### THE TASK
Extract only the first line of the listing and every line after it up to and including the one with "0.889, 0.941, 0.993];". Omit the pictures.

### DATA BLOCK

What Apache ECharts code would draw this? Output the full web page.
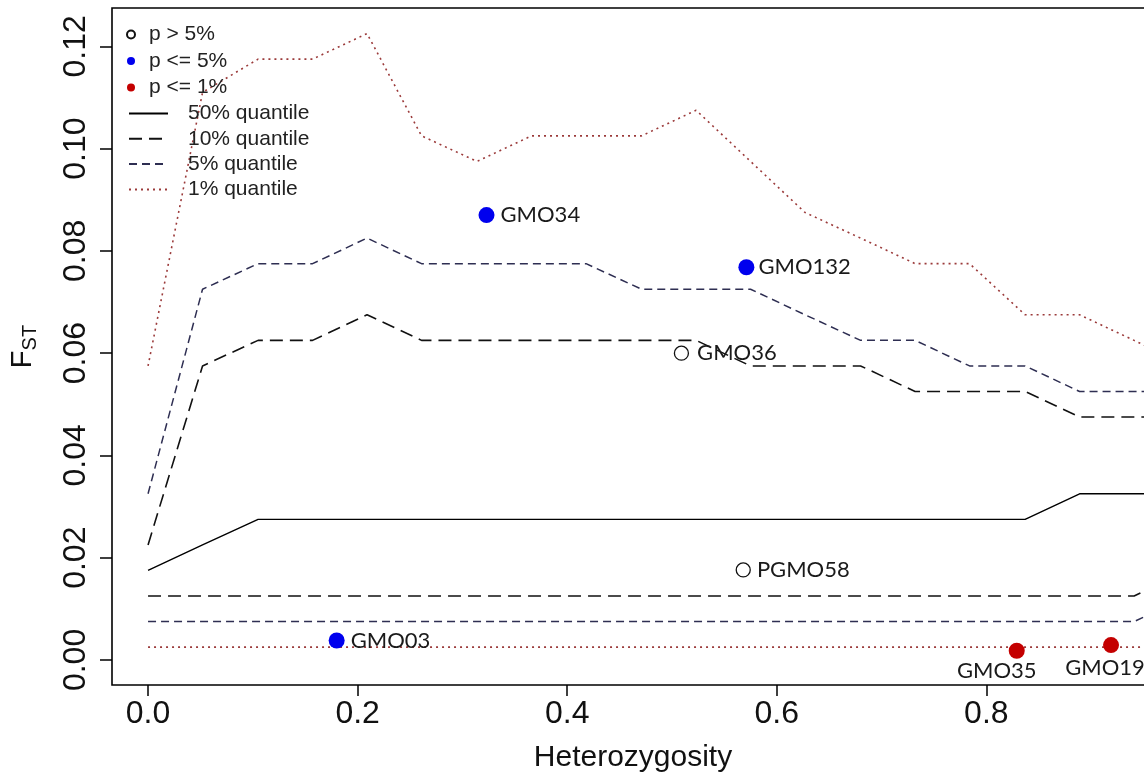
<!DOCTYPE html>
<html>
<head>
<meta charset="utf-8">
<title>FST outlier test</title>
<script src="https://cdn.jsdelivr.net/npm/echarts@6/dist/echarts.min.js"></script>
<style>
  html, body { margin: 0; padding: 0; background: #fff; }
  #chart { width: 1144px; height: 773px; }
</style>
</head>
<body>
<div id="chart"></div>
<script>
// Heterozygosity bins where the simulated FST quantiles were evaluated
const hetBins = [0, 0.052, 0.105, 0.157, 0.209, 0.261, 0.314, 0.366, 0.418, 0.471,
                 0.523, 0.575, 0.627, 0.680, 0.732, 0.784, 0.837, 0.889, 0.941, 0.993];

// Upper quantile envelopes
const q50Upper = [0.0175, 0.0225, 0.0275, 0.0275, 0.0275, 0.0275, 0.0275, 0.0275, 0.0275, 0.0275,
                  0.0275, 0.0275, 0.0275, 0.0275, 0.0275, 0.0275, 0.0275, 0.0325, 0.0325, 0.0325];
const q10Upper = [0.0225, 0.0575, 0.0625, 0.0625, 0.0675, 0.0625, 0.0625, 0.0625, 0.0625, 0.0625,
                  0.0625, 0.0575, 0.0575, 0.0575, 0.0525, 0.0525, 0.0525, 0.0475, 0.0475, 0.0475];
const q5Upper  = [0.0325, 0.0725, 0.0775, 0.0775, 0.0825, 0.0775, 0.0775, 0.0775, 0.0775, 0.0725,
                  0.0725, 0.0725, 0.0675, 0.0625, 0.0625, 0.0575, 0.0575, 0.0525, 0.0525, 0.0525];
const q1Upper  = [0.0575, 0.1110, 0.1175, 0.1175, 0.1225, 0.1025, 0.0975, 0.1025, 0.1025, 0.1025,
                  0.1075, 0.0975, 0.0875, 0.0825, 0.0775, 0.0775, 0.0675, 0.0675, 0.0625, 0.0575];

// Lower quantile envelopes
const q10Lower = [0.0125, 0.0125, 0.0125, 0.0125, 0.0125, 0.0125, 0.0125, 0.0125, 0.0125, 0.0125,
                  0.0125, 0.0125, 0.0125, 0.0125, 0.0125, 0.0125, 0.0125, 0.0125, 0.0125, 0.0175];
const q5Lower  = [0.0075, 0.0075, 0.0075, 0.0075, 0.0075, 0.0075, 0.0075, 0.0075, 0.0075, 0.0075,
                  0.0075, 0.0075, 0.0075, 0.0075, 0.0075, 0.0075, 0.0075, 0.0075, 0.0075, 0.0125];
const q1Lower  = [0.0025, 0.0025, 0.0025, 0.0025, 0.0025, 0.0025, 0.0025, 0.0025, 0.0025, 0.0025,
                  0.0025, 0.0025, 0.0025, 0.0025, 0.0025, 0.0025, 0.0025, 0.0025, 0.0025, 0.0025];

// Observed loci
const lociNames = ['GMO34', 'GMO132', 'GMO36', 'PGMO58', 'GMO03', 'GMO35', 'GMO19'];
const lociHet   = [0.323, 0.571, 0.509, 0.568, 0.180, 0.829, 0.919];
const lociFst   = [0.0870, 0.0768, 0.0600, 0.0176, 0.0038, 0.0018, 0.0029];
const lociClass = ['p <= 5%', 'p <= 5%', 'p > 5%', 'p > 5%', 'p <= 5%', 'p <= 1%', 'p <= 1%'];

// Axis ticks
const xTicks = [0, 0.2, 0.4, 0.6, 0.8];
const yTicks = [0, 0.02, 0.04, 0.06, 0.08, 0.10, 0.12];

const SANS = '"Liberation Sans", Arial, sans-serif';
const LABEL_FONT = 'Lato, "Open Sans", sans-serif';

// where each locus name sits relative to its point
const labelPlacement = {
  GMO35: { position: 'bottom', distance: 1, offset: [-20, 0] },
  GMO19: { position: 'bottom', distance: 4, offset: [-6, 0] },
  GMO36: { position: 'right', distance: 8 },
  GMO132: { position: 'right', distance: 4 },
  default: { position: 'right', distance: 6 }
};

function pairs(xs, ys) { return xs.map((x, i) => [x, ys[i]]); }

function lociOf(cls) {
  const out = [];
  lociNames.forEach((n, i) => {
    if (lociClass[i] !== cls) return;
    const p = labelPlacement[n] || labelPlacement.default;
    out.push({ name: n, value: [lociHet[i], lociFst[i]], label: Object.assign({}, p) });
  });
  return out;
}

const pointLabel = {
  show: true,
  formatter: '{b}',
  fontFamily: LABEL_FONT,
  fontSize: 22,
  color: '#1a1a1a'
};

const quantiles = [
  { name: '50% quantile', upper: q50Upper, lower: null, color: '#000000', type: 'solid', width: 1.4 },
  { name: '10% quantile', upper: q10Upper, lower: q10Lower, color: '#111111', type: [13, 7], width: 1.6 },
  { name: '5% quantile',  upper: q5Upper,  lower: q5Lower,  color: '#2e2e52', type: [8, 5], width: 1.5 },
  { name: '1% quantile',  upper: q1Upper,  lower: q1Lower,  color: '#9b3a3a', type: [2, 4], width: 1.6 }
];

const series = [];
quantiles.forEach(q => {
  const base = {
    type: 'line',
    name: q.name,
    symbol: 'none',
    smooth: false,
    clip: true,
    silent: true,
    z: 2,
    lineStyle: { color: q.color, type: q.type, width: q.width },
    itemStyle: { color: q.color }
  };
  series.push(Object.assign({}, base, { data: pairs(hetBins, q.upper) }));
  if (q.lower) series.push(Object.assign({}, base, { data: pairs(hetBins, q.lower) }));
});

series.push({
  type: 'scatter', name: 'p > 5%', symbol: 'circle', symbolSize: 14, z: 5,
  itemStyle: { color: 'rgba(255,255,255,0)', borderColor: '#111', borderWidth: 1.3, opacity: 1 },
  label: pointLabel, data: lociOf('p > 5%')
});
series.push({
  type: 'scatter', name: 'p <= 5%', symbol: 'circle', symbolSize: 16, z: 5,
  itemStyle: { color: '#0000ee', opacity: 1 },
  label: pointLabel, data: lociOf('p <= 5%')
});
series.push({
  type: 'scatter', name: 'p <= 1%', symbol: 'circle', symbolSize: 16, z: 5,
  itemStyle: { color: '#c40000', opacity: 1 },
  label: pointLabel, data: lociOf('p <= 1%')
});

const legendText = { fontFamily: SANS, fontSize: 21, color: '#222' };

const option = {
  animation: false,
  backgroundColor: '#ffffff',
  grid: {
    left: 112, top: 8, width: 1042, height: 677,
    outerBoundsMode: 'none',
    containLabel: false,
    show: true, borderColor: '#000', borderWidth: 1.6, backgroundColor: 'transparent'
  },
  legend: [
    {
      data: ['p > 5%', 'p <= 5%', 'p <= 1%'],
      orient: 'vertical', left: 126, top: 24, padding: 0,
      itemWidth: 8, itemHeight: 8, itemGap: 5.5,
      selectedMode: false,
      textStyle: Object.assign({ padding: [0, 0, 0, 9] }, legendText)
    },
    {
      data: ['50% quantile', '10% quantile', '5% quantile', '1% quantile'],
      orient: 'vertical', left: 128, top: 103, padding: 0,
      itemWidth: 39, itemHeight: 14, itemGap: 4.3,
      selectedMode: false,
      itemStyle: { color: 'rgba(0,0,0,0)', borderWidth: 0, opacity: 0 },
      textStyle: Object.assign({ padding: [0, 0, 0, 15] }, legendText)
    }
  ],
  xAxis: {
    type: 'value',
    min: -0.0344, max: 0.960,
    name: 'Heterozygosity',
    nameLocation: 'middle',
    nameGap: 58,
    nameTextStyle: { fontFamily: SANS, fontSize: 30, color: '#111' },
    axisLine: { show: false, onZero: false },
    splitLine: { show: false },
    axisTick: { show: true, length: 11, customValues: xTicks, lineStyle: { color: '#000', width: 1.5 } },
    axisLabel: {
      customValues: xTicks, margin: 13,
      formatter: v => v.toFixed(1),
      fontFamily: SANS, fontSize: 32, color: '#111'
    }
  },
  yAxis: {
    type: 'value',
    min: -0.0049, max: 0.1275,
    name: '{f|F}{s|ST}',
    nameLocation: 'middle',
    nameRotate: 90,
    nameGap: 72,
    nameTextStyle: {
      fontFamily: SANS, color: '#111',
      rich: {
        f: { fontFamily: SANS, fontSize: 29, lineHeight: 32, verticalAlign: 'top', color: '#111' },
        s: { fontFamily: SANS, fontSize: 20, lineHeight: 32, verticalAlign: 'bottom', color: '#111' }
      }
    },
    axisLine: { show: false, onZero: false },
    splitLine: { show: false },
    axisTick: { show: true, length: 12, customValues: yTicks, lineStyle: { color: '#000', width: 1.5 } },
    axisLabel: {
      customValues: yTicks, margin: 20, rotate: 90,
      formatter: v => v.toFixed(2),
      fontFamily: SANS, fontSize: 32, color: '#111'
    }
  },
  series: series
};

const chart = echarts.init(document.getElementById('chart'), null, { renderer: 'canvas' });
chart.setOption(option);
</script>
</body>
</html>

### RESULT OF THIS TASK
What Apache ECharts code would draw this? Output the full web page.
<!DOCTYPE html>
<html>
<head>
<meta charset="utf-8">
<title>FST outlier test</title>
<script src="https://cdn.jsdelivr.net/npm/echarts@6/dist/echarts.min.js"></script>
<style>
  html, body { margin: 0; padding: 0; background: #fff; }
  #chart { width: 1144px; height: 773px; }
</style>
</head>
<body>
<div id="chart"></div>
<script>
// Heterozygosity bins where the simulated FST quantiles were evaluated
const hetBins = [0, 0.052, 0.105, 0.157, 0.209, 0.261, 0.314, 0.366, 0.418, 0.471,
                 0.523, 0.575, 0.627, 0.680, 0.732, 0.784, 0.837, 0.889, 0.941, 0.993];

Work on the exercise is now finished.